Several of the hijackers may have entered the United States shortly before the attacks by taking a ferry from Nova Scotia to Portland, Maine, according to several sources.
Two of the terrorists flew to Boston from Portland, where law enforcement officials recovered their rental car, according to Maine Gov. Angus King. Another source close to the investigation said another group of at least two hijackers drove from Maine to Boston after making a ferry trip from Nova Scotia into the United States.
Bin Laden, 44, who comes from a wealthy, extended Saudi family, has strong family ties and a group of supporters in Boston, where the two hijacked airliners that demolished the World Trade Center took off. One of bin Laden's brothers set up scholarship funds at Harvard, while another relative owns six condominiums in an expensive complex in the Charlestown section of Boston.
Two bin Laden associates once worked as Boston cab drivers, including one who was jailed in Jordan on charges of plotting to blow up a hotel full of Americans and Israelis.
U.S. and Canadian officials believe that as many as five of the suspects involved in hijacking one of the planes from Boston may have entered the United States after boarding a ferry in Yarmouth, Nova Scotia.
"The security people are looking to find out who are these people and where they were coming from," Canada's Prime Minister Jean Chretien said at a news conference in Ottawa. "There is some indication they used Canada to get there. But we don't know.

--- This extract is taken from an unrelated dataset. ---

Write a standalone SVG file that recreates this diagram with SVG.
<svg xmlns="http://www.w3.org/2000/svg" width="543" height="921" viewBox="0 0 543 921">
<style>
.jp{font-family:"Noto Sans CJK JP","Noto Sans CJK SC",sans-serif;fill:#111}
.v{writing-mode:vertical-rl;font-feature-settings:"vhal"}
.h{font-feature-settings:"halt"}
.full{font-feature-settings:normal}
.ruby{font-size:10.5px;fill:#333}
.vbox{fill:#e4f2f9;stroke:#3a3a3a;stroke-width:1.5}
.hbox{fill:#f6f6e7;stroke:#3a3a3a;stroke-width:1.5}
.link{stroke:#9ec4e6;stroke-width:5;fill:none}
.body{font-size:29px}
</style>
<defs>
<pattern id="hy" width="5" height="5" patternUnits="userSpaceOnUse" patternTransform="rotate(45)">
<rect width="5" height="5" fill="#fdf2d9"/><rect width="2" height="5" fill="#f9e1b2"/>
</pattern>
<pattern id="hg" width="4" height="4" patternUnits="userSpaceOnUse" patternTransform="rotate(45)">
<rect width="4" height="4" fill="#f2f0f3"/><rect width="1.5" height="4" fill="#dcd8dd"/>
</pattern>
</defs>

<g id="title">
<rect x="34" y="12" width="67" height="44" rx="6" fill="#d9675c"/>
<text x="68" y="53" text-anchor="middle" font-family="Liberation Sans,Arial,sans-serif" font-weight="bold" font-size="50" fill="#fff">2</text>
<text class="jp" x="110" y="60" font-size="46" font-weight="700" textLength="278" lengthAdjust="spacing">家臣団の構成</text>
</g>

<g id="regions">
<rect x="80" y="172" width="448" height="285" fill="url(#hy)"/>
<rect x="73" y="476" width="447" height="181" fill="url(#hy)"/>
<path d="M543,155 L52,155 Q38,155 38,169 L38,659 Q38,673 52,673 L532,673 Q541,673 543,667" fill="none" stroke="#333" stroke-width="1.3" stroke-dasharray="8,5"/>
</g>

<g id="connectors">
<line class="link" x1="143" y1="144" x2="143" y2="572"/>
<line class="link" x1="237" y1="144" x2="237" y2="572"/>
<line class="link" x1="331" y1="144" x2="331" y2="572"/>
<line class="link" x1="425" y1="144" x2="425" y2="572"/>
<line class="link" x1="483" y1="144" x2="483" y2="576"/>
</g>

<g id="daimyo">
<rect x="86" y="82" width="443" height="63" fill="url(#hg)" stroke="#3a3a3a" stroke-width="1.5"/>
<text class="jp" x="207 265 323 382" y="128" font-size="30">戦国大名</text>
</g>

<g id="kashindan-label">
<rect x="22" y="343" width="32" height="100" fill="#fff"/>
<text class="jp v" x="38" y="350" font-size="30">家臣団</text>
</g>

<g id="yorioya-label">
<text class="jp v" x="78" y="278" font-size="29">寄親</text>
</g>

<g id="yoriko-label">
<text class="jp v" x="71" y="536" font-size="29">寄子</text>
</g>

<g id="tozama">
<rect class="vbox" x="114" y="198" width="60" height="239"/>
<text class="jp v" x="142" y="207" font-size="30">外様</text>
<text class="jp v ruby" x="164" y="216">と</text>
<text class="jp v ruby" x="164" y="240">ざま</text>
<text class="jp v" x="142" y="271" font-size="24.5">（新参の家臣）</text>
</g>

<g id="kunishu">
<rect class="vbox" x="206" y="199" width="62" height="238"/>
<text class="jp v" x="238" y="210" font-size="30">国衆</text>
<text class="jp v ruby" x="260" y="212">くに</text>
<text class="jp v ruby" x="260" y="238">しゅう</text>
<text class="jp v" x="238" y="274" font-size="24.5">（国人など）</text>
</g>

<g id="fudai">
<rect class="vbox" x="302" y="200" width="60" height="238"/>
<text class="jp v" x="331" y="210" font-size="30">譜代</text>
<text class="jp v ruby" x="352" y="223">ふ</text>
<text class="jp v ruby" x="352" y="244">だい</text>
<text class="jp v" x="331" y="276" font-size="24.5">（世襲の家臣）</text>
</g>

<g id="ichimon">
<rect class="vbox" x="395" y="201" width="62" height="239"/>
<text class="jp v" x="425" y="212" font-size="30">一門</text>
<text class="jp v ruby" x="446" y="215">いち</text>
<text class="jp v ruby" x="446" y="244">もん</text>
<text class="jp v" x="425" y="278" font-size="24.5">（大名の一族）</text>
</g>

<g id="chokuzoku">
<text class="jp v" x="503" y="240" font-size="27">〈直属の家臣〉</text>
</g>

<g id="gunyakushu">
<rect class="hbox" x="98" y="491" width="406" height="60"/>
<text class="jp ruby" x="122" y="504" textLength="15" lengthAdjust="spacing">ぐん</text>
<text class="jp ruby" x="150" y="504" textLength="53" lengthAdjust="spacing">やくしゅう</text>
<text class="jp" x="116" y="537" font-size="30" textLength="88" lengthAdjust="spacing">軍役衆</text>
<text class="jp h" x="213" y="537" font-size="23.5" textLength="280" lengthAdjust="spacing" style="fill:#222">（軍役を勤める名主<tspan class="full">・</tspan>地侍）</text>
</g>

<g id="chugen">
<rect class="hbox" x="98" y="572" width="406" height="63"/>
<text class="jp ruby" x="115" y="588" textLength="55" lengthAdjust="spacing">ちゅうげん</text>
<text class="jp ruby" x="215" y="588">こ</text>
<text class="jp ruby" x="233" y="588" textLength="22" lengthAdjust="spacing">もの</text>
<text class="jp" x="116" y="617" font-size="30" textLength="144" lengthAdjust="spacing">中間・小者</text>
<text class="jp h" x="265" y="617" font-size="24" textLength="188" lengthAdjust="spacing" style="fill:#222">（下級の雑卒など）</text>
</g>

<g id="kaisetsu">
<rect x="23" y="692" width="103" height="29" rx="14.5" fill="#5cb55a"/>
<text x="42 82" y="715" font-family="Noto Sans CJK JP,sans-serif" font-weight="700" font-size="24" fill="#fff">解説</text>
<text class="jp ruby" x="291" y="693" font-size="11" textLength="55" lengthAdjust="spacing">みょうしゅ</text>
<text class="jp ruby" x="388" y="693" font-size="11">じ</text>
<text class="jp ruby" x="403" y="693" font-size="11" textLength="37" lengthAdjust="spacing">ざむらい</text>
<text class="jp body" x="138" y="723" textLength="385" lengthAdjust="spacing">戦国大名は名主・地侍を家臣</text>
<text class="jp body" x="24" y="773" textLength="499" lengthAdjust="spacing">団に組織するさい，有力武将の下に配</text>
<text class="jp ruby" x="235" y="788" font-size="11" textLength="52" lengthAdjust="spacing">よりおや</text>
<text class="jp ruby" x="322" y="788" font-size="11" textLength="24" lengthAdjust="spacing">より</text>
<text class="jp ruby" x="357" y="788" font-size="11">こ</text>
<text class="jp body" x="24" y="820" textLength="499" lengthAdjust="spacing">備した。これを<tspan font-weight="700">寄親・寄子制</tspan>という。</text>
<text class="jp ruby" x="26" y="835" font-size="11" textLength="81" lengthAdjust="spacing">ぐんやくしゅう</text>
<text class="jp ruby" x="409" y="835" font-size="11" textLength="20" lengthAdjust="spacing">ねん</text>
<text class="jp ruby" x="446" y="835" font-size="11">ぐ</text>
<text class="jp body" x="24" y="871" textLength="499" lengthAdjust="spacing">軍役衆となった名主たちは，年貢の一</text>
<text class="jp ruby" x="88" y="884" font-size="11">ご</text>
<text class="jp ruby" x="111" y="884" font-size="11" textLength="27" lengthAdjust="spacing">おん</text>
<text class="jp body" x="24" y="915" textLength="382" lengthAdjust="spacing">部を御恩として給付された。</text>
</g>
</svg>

There are inquiries being done in the United States and in Canada. The police are doing their job on both sides."
Providence, R.I., Mayor Vincent A. Cianci Jr. said local police stopped an Amtrak train yesterday and questioned several men at the request of Boston police. One man was detained and arrested for possession of a knife, Cianci said. But Cianci said the man is not believed to be connected to Tuesday's attacks.